### Supplied material:
--------

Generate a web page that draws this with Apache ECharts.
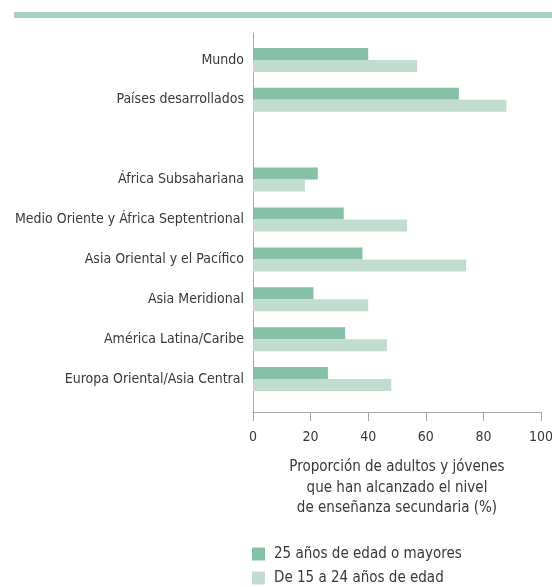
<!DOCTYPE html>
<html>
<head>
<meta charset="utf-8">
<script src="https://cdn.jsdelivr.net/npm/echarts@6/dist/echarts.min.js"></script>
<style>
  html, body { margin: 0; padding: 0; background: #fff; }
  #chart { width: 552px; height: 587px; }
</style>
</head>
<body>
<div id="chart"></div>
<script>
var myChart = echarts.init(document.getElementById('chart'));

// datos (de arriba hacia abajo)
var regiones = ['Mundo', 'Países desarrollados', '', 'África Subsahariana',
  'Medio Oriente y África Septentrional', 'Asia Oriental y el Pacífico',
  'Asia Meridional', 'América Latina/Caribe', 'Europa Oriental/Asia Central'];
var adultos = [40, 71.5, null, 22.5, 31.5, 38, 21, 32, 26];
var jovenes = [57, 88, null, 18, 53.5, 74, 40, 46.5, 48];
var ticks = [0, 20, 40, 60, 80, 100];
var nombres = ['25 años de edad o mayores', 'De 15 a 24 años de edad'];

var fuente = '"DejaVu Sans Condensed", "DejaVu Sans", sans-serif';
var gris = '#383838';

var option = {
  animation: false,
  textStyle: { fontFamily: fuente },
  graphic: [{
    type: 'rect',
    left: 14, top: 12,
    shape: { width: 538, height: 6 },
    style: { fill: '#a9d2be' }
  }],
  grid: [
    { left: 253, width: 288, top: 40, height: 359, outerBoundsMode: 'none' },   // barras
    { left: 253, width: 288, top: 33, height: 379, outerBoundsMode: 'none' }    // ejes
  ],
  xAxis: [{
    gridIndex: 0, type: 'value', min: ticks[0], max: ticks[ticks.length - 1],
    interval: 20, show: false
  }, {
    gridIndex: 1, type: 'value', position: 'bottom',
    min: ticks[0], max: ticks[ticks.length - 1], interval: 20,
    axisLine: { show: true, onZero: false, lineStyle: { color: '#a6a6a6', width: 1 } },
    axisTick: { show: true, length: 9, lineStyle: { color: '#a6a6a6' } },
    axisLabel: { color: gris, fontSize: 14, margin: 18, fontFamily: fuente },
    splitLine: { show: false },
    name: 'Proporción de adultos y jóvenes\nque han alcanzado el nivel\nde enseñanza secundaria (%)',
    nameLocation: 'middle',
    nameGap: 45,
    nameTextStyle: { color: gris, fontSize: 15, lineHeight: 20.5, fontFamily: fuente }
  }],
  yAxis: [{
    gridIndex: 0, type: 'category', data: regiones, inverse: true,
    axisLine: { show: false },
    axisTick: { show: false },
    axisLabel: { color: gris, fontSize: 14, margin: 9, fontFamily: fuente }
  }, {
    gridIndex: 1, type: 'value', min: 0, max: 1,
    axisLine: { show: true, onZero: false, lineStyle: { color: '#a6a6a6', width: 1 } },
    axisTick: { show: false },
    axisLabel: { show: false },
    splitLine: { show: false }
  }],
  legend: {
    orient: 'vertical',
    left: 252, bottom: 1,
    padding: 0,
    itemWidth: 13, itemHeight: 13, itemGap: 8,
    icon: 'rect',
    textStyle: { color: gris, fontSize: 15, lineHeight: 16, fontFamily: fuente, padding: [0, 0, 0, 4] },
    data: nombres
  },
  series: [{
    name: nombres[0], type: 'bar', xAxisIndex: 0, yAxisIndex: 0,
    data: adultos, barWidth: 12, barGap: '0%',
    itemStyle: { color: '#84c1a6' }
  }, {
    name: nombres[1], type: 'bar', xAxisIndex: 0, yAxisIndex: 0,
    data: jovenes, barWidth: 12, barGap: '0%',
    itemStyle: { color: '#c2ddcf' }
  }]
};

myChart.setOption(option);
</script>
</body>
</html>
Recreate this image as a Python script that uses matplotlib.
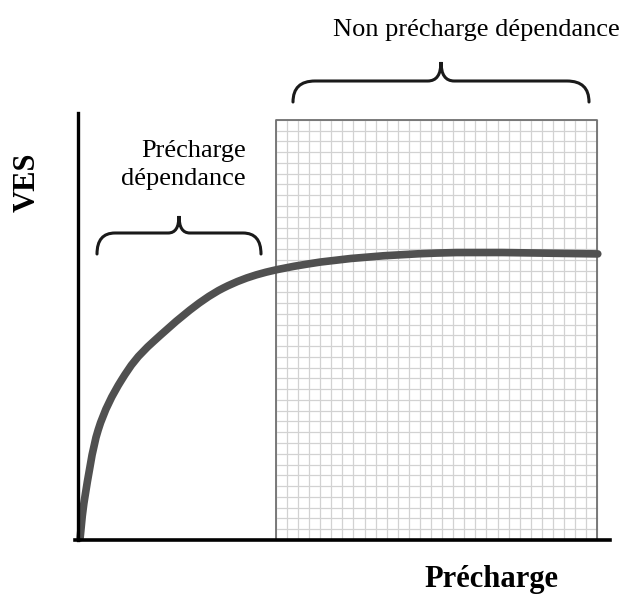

--------

### What needs to be done:
Pictures are to be left out; repeat all the remaining data exactly.

### Response below:
Generate a web page that draws this with Apache ECharts.
<!DOCTYPE html>
<html>
<head>
<meta charset="utf-8">
<script src="https://cdn.jsdelivr.net/npm/echarts@6/dist/echarts.min.js"></script>
<style>
  html, body { margin: 0; padding: 0; background: #fff; }
  #chart { width: 552px; height: 587px; }
</style>
</head>
<body>
<div id="chart"></div>
<script>
var myChart = echarts.init(document.getElementById('chart'));

// datos (de arriba hacia abajo)
var regiones = ['Mundo', 'Países desarrollados', '', 'África Subsahariana',
  'Medio Oriente y África Septentrional', 'Asia Oriental y el Pacífico',
  'Asia Meridional', 'América Latina/Caribe', 'Europa Oriental/Asia Central'];
var adultos = [40, 71.5, null, 22.5, 31.5, 38, 21, 32, 26];
var jovenes = [57, 88, null, 18, 53.5, 74, 40, 46.5, 48];
var ticks = [0, 20, 40, 60, 80, 100];
var nombres = ['25 años de edad o mayores', 'De 15 a 24 años de edad'];

var fuente = '"DejaVu Sans Condensed", "DejaVu Sans", sans-serif';
var gris = '#383838';

var option = {
  animation: false,
  textStyle: { fontFamily: fuente },
  graphic: [{
    type: 'rect',
    left: 14, top: 12,
    shape: { width: 538, height: 6 },
    style: { fill: '#a9d2be' }
  }],
  grid: [
    { left: 253, width: 288, top: 40, height: 359, outerBoundsMode: 'none' },   // barras
    { left: 253, width: 288, top: 33, height: 379, outerBoundsMode: 'none' }    // ejes
  ],
  xAxis: [{
    gridIndex: 0, type: 'value', min: ticks[0], max: ticks[ticks.length - 1],
    interval: 20, show: false
  }, {
    gridIndex: 1, type: 'value', position: 'bottom',
    min: ticks[0], max: ticks[ticks.length - 1], interval: 20,
    axisLine: { show: true, onZero: false, lineStyle: { color: '#a6a6a6', width: 1 } },
    axisTick: { show: true, length: 9, lineStyle: { color: '#a6a6a6' } },
    axisLabel: { color: gris, fontSize: 14, margin: 18, fontFamily: fuente },
    splitLine: { show: false },
    name: 'Proporción de adultos y jóvenes\nque han alcanzado el nivel\nde enseñanza secundaria (%)',
    nameLocation: 'middle',
    nameGap: 45,
    nameTextStyle: { color: gris, fontSize: 15, lineHeight: 20.5, fontFamily: fuente }
  }],
  yAxis: [{
    gridIndex: 0, type: 'category', data: regiones, inverse: true,
    axisLine: { show: false },
    axisTick: { show: false },
    axisLabel: { color: gris, fontSize: 14, margin: 9, fontFamily: fuente }
  }, {
    gridIndex: 1, type: 'value', min: 0, max: 1,
    axisLine: { show: true, onZero: false, lineStyle: { color: '#a6a6a6', width: 1 } },
    axisTick: { show: false },
    axisLabel: { show: false },
    splitLine: { show: false }
  }],
  legend: {
    orient: 'vertical',
    left: 252, bottom: 1,
    padding: 0,
    itemWidth: 13, itemHeight: 13, itemGap: 8,
    icon: 'rect',
    textStyle: { color: gris, fontSize: 15, lineHeight: 16, fontFamily: fuente, padding: [0, 0, 0, 4] },
    data: nombres
  },
  series: [{
    name: nombres[0], type: 'bar', xAxisIndex: 0, yAxisIndex: 0,
    data: adultos, barWidth: 12, barGap: '0%',
    itemStyle: { color: '#84c1a6' }
  }, {
    name: nombres[1], type: 'bar', xAxisIndex: 0, yAxisIndex: 0,
    data: jovenes, barWidth: 12, barGap: '0%',
    itemStyle: { color: '#c2ddcf' }
  }]
};

myChart.setOption(option);
</script>
</body>
</html>
Recreate this image as a Python script that uses matplotlib.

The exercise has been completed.